- Porra, cara, quase 5 da manhã! Eu não devia estar tomando chimarrão. Aí é que o sono não vem!
- …
- Ah, foda-se, preciso tirar da boca o gosto amargo da noite. Nem que seja com um mate amargo.
- …
- Esse lance da “razão”, cara, é só uma das cartas na mão. Pode até ser o ás de espadas; mas o coringa certamente ela não é! Ah, não é mesmo! Mesmo que fosse, ainda assim seria só mais uma carta no baralho.
- …
- Em qualquer papo, o último a abandonar a racionalidade sai por cima. Mesmo que esteja blefando. E tô pra te dizer que é o que sempre acontece. Blefe. O último a abandonar a razão também abandona a razão. Dããã!
- …
- Todos abandonam. Cedo ou tarde a racionalidade nos deixa na mão. Poker. É tudo um jogo. O rei, a dama, o coringa, é só papel. Origami. Tigres de papel.
- ...
- Né?
- ...
- Pô, tú tá quieto, não diz nada. Tá me ouvindo? Ô!
- Hein?
- Tá me ouvindo, cara?
- Pô, foi mal: eu tava de fone.
- PQP! (rsrsrsrsrs)
- Que é?
- Ah, nada não.
- Falaí!
- Tava dizendo que a razão é uma estrada. Ela começa toda bacana, asfalto lisinho, uma Autobahn. Aí vão pintando buracos e quando a gente se dá conta, tá atolado no barro. E se seguir, vai acabar abrindo picada com facão na selva fechada. Mais pra frente, até o facão dança, só sobra a selva. Fechada. A estrada foi pro saco. Tudo acaba em dogma. A razão só vai até ali. Quer dizer, para uns tudo já começa em dogma. Já não sei quem tem razão, quem começa ou quem acaba no dogma. Eu falei “tem razão”? Bah! (rsrsrsrsrsrsrsrsrs)
- Hein?
- Tá de fone de novo, mané?
- Nah, agora cochilei. Foi mal.
- (rsrsrsrsrs)
- Já notou que, quando a gente tira um dos fones o som baixa muito mais do que 50%.
- O quê?
- Quando a gente tira o fone de um só ouvido, o som fica mais baixo do que a metade, já sacou?
- Grande merda, e daí?
- Seguinte: o som de cada fone (left e right) é o lance objetivo, a realidade. Quando a gente coloca os dois, o cérebro entra no jogo e cria um troço maior do que a realidade, uma soma maior do que as partes – e isto é subjetivo.
- ...
- Rá! Te deixei quieto! (rsrsrsrsrs)
- Sem comentários.
- ...
- O que tú tava ouvindo aí?
- Hein?
- Hein?
(*)
Não lembro como chamávamos o instrumento de percussão que, nos tempos de colégio, fazíamos colando, com esparadrapo, duas latas de cerveja recheadas de arroz. Talvez fosse “chocalho”. Certamente ainda não era “shaker”. É este o nome usado hoje. Existem em vários formatos. O mais comum é o formato de ”ovo”, que se encaixa muito bem na mão.
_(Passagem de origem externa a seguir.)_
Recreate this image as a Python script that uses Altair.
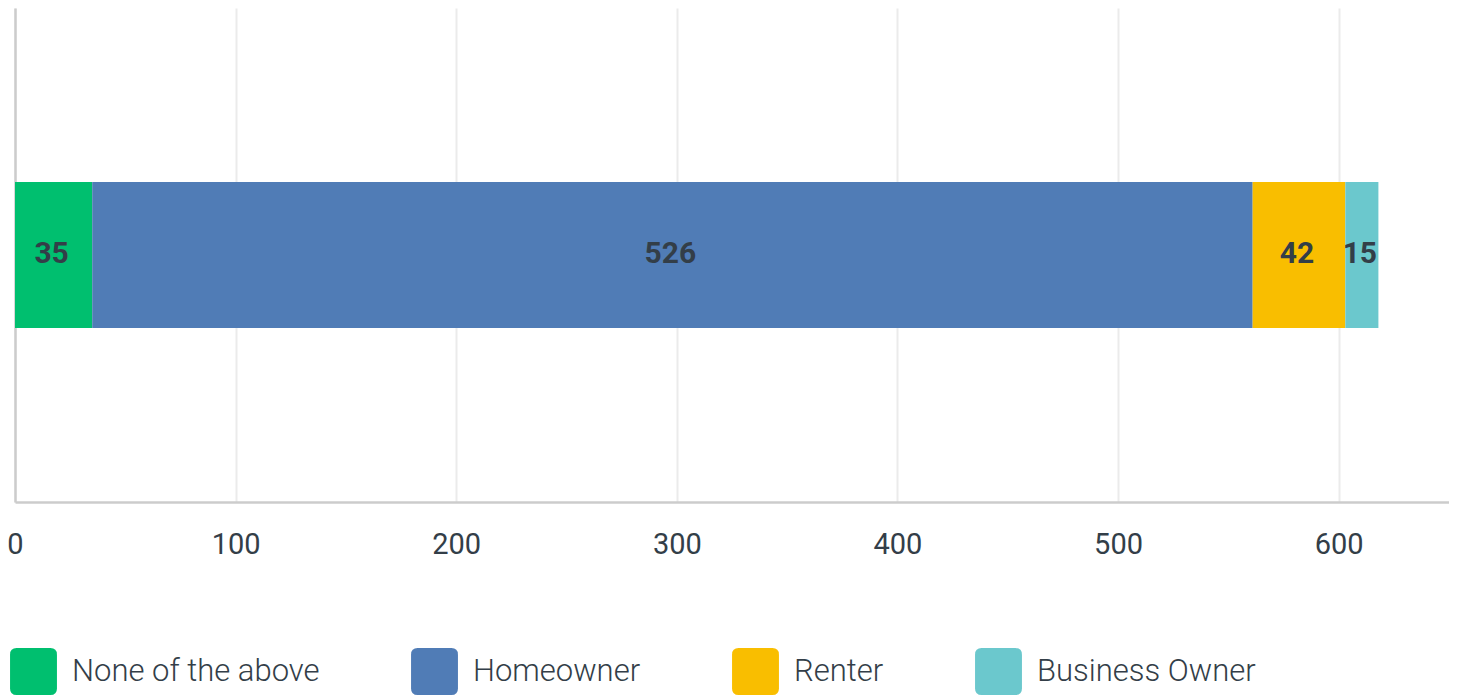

Dia desses comprei um desses ovinhos. Enquanto voltava, a pé, pra casa com o novo instrumento, me emocionei com o início de uma canção que tocava no iPod. Peguei o shaker e ataquei alucinado no refrão. Uma senhora que andava na minha frente, sem ouvir o som que explodia nos meus fones, se assustou e saiu correndo. Alguns metros à frente, ela se deu conta do que havia acontecido, ficou sem graça. E eu, com menos graça ainda.
Para quem tava de fone, a entrada da percussão era muito razoável. Para outra pessoa, distraída, que andava pela rua, o início abrupto daquele som era absurdo. O choque entre dois mundos. Cada um deles perfeitamente normal (normal eu me empolgar com a música e detonar o chocalho no refrão – normal ela se assustar com uma cascavel rompendo o silêncio). Juntos, estes dois mundos não funcionavam. Um fazia o outro parecer ridículo.